In the City’s efforts to appease the Raiders, they’ve left huge openings for the Warriors and A’s to exploit if they wanted to leave. The Warriors have it good. The region is crazy for pro basketball as a product. The bar is astonishingly low for perceived success. Joe Lacob and Peter Guber (and Bob Piccinini, ahem) know that the Warrior fanbase will follow the team across the bay without batting an eyelash, and if some group of pro-Oakland fans chose to protest, they’d be easily replaced by fans in the West Bay. We’ve been chronicling the A’s efforts to stay and leave for over 6 1/2 years here, so I don’t need to rehash all of that. As for the Raiders, consider this: it was the NFL, not the 49ers, that put together much of the $850 million of financing for the Santa Clara stadium, including Goldman Sachs. Does anyone honestly think that the NFL and Goldman Sachs would do that if they weren’t going to lean heavily on the Raiders to play in Santa Clara, at least for a decade? The agreement drawn up with the City of Santa Clara supposedly has the team and the NFL on the hook for debt service, so it’s reasonable to think the Raiders will be nudged south. The NFL doesn’t give out it “G-3” loans to just anyone. It doesn’t want to do it twice in the Bay Area if it can help it, especially if another $150 million is in play for a stadium in either LA or San Diego.
A proactive, instead of reactive, government would at least explore the possibility of no teams at the Coliseum just to suss out the potential of the area post-pro sports. Pride and the lingering debt on the stadium and arena are pushing the City in a different direction that may not be very realistic. The challenges for Oakland in developing the Coliseum area are many:
- Cost to build new stadia or significantly improve the arena have to be borne by the teams. At a half-billion for W’s or A’s and $1 billion for the Raiders, the cost gives an owner pause.

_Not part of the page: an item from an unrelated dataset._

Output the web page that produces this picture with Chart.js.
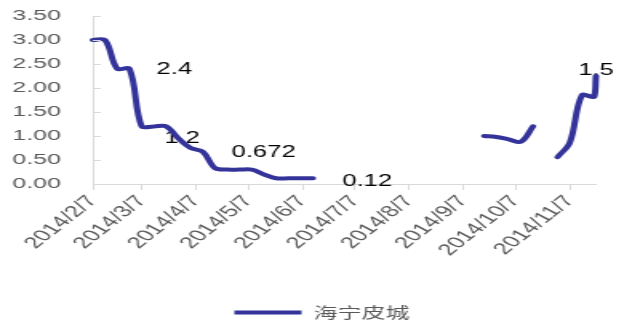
<!DOCTYPE html>
<html>
<head>
<meta charset="utf-8">
<script src="https://cdn.jsdelivr.net/npm/chart.js@4.4.1/dist/chart.umd.min.js"></script>
<style>
  html, body { margin: 0; padding: 0; background: #ffffff; }
</style>
</head>
<body>
<!-- canvas is drawn narrow and stretched sideways to 624px -->
<canvas id="priceChart" width="390" height="325" style="display:block;width:624px;height:325px"></canvas>
<script>

// weekly quotes, null = no quote (line breaks there)
const weekDates = [
    "2014/2/7", "2014/2/14", "2014/2/21", "2014/2/28",
    "2014/3/7", "2014/3/14", "2014/3/21", "2014/3/28",
    "2014/4/4", "2014/4/11", "2014/4/18", "2014/4/25",
    "2014/5/2", "2014/5/9", "2014/5/16", "2014/5/23",
    "2014/5/30", "2014/6/6", "2014/6/13", "2014/6/20",
    "2014/9/19", "2014/9/26", "2014/10/3", "2014/10/10",
    "2014/10/17", "2014/10/24", "2014/10/31", "2014/11/7",
    "2014/11/14", "2014/11/21", "2014/11/22"
];
const priceValues = [
    3.0, 3.0, 2.4, 2.4,
    1.2, 1.2, 1.2, 0.95,
    0.75, 0.672, 0.33, 0.3,
    0.3, 0.3, 0.2, 0.12,
    0.12, 0.12, 0.12, null,
    1.0, 0.98, 0.93, 0.88,
    1.2, null, 0.56, 0.86,
    1.85, 1.82, 2.25
];

// month ticks on the date axis
const monthTicks = [
    "2014/2/7", "2014/3/7", "2014/4/7", "2014/5/7", "2014/6/7",
    "2014/7/7", "2014/8/7", "2014/9/7", "2014/10/7", "2014/11/7"
];
const axisEnd = "2014/11/22";

const seriesName = "海宁皮城";

// value labels and the week they sit next to
const labelTexts = ["2.4", "1.2", "0.672", "0.12", "1.5"];
const labelDates = ["2014/2/28", "2014/3/21", "2014/4/11", "2014/6/13", "2014/11/22"];

const START = Date.UTC(2014, 1, 7);
function dayOf(s) {
    const [y, m, d] = s.split("/").map(Number);
    return (Date.UTC(y, m - 1, d) - START) / 86400000;
}

const points = weekDates.map((d, i) => ({ x: dayOf(d), y: priceValues[i] }));
const tickDays = monthTicks.map(dayOf);

const GREY = "#d9d9d9";
const TEXT = "#595959";
const FONT = "'Liberation Sans', Arial, sans-serif";

// little tick marks on the inner side of the value axis
const innerTicks = {
    id: "innerTicks",
    afterDraw(chart) {
        const { ctx, chartArea, scales } = chart;
        ctx.save();
        ctx.strokeStyle = GREY;
        ctx.lineWidth = 1;
        scales.y.ticks.forEach(t => {
            const y = Math.round(scales.y.getPixelForValue(t.value)) + 0.5;
            ctx.beginPath();
            ctx.moveTo(chartArea.left, y);
            ctx.lineTo(chartArea.left + 5, y);
            ctx.stroke();
        });
        ctx.restore();
    }
};

// legend sits a bit right of centre and low in the canvas
const legendShift = {
    id: "legendShift",
    afterLayout(chart) {
        const lg = chart.legend;
        lg.left += 15;
        lg.right += 15;
        lg.top += 5;
        lg.bottom += 5;
    }
};

// text offsets from the labelled point, in canvas px
const labelOffsets = [[28, 1], [10, 12], [38, 1], [34, 3], [0, -5]];

const valueLabels = {
    id: "valueLabels",
    beforeDatasetsDraw(chart) {
        const { ctx, scales } = chart;
        ctx.save();
        ctx.fillStyle = "#000000";
        ctx.font = "16px " + FONT;
        ctx.textAlign = "center";
        ctx.textBaseline = "middle";
        labelTexts.forEach((txt, i) => {
            const day = dayOf(labelDates[i]);
            const pt = points.find(p => p.x === day);
            const x = scales.x.getPixelForValue(day) + labelOffsets[i][0];
            const y = scales.y.getPixelForValue(pt.y) + labelOffsets[i][1];
            ctx.fillText(txt, x, y);
        });
        ctx.restore();
    }
};

new Chart(document.getElementById("priceChart"), {
    type: "line",
    data: {
        datasets: [{
            label: seriesName,
            data: points,
            borderColor: "#333399",
            backgroundColor: "#333399",
            borderWidth: 4,
            borderCapStyle: "round",
            borderJoinStyle: "round",
            pointRadius: 0,
            pointHoverRadius: 0,
            tension: 0.35,
            spanGaps: false,
            clip: false
        }]
    },
    options: {
        responsive: false,
        animation: false,
        layout: {
            padding: { top: 16, left: 0, right: 17.5, bottom: 0 }
        },
        scales: {
            x: {
                type: "linear",
                min: 0,
                max: dayOf(axisEnd),
                afterBuildTicks: s => { s.ticks = tickDays.map(v => ({ value: v })); },
                afterFit: s => { s.height = 115; s.paddingLeft = 0; s.paddingRight = 0; },
                border: { color: GREY },
                grid: { drawOnChartArea: false, tickLength: 6, color: GREY },
                ticks: {
                    autoSkip: false,
                    minRotation: 51,
                    maxRotation: 51,
                    padding: 2,
                    color: TEXT,
                    font: { family: FONT, size: 16 },
                    callback: (v, i) => monthTicks[i]
                }
            },
            y: {
                min: 0,
                max: 3.5,
                afterFit: s => { s.width = 58; s.paddingTop = 0; s.paddingBottom = 0; },
                border: { color: GREY },
                grid: { drawOnChartArea: false, drawTicks: false },
                ticks: {
                    stepSize: 0.5,
                    padding: 20,
                    color: TEXT,
                    font: { family: FONT, size: 15.5 },
                    callback: v => v.toFixed(2)
                }
            }
        },
        plugins: {
            legend: {
                position: "bottom",
                labels: {
                    usePointStyle: true,
                    pointStyle: "line",
                    pointStyleWidth: 42,
                    padding: 1,
                    color: TEXT,
                    font: { family: "'Noto Sans CJK SC', sans-serif", size: 15 }
                }
            },
            tooltip: { enabled: false }
        }
    },
    plugins: [innerTicks, legendShift, valueLabels]
});
</script>
</body>
</html>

- The likelihood for a big name employer to take the Zhone campus is slim. The City tried to pitch the campus as one of its two bids to lure the Lawrence Berkeley Labs second campus. That lost out to Brooklyn Basin Oak-to-Ninth, though LBL has delayed the announcement of the new campus location until next year.
- With each tenant that leaves, that’s one less anchor to attract developers. Based on the number of games and usage, the Raiders should be the easiest one to let go of since they only play 10 games a year. A ballpark has 82 games, an arena 42+ and concerts and other events. That makes it doubly puzzling that they’d go so hard for the Raiders.
Let’s be clear about something. It makes sense for the City of Oakland to think about the future. They shouldn’t think with tunnel vision. The RFP mentions baseball twice, and specifically figures the Raiders in as part of the future. The City needs to work on all possibilities, not just the Raiders or a pie-in-the-sky Coliseum City development. No matter how Mayor Quan tries to spin the process in Oakland as “easy”, figuring out what to do the Coliseum 10, 20 years down the road is anything but. The plan needs to be comprehensive. As the process starts in earnest over the next year, I hope that Oakland residents start asking the tough questions. They deserve real answers. They’ll have their chance in the workshops and hearings.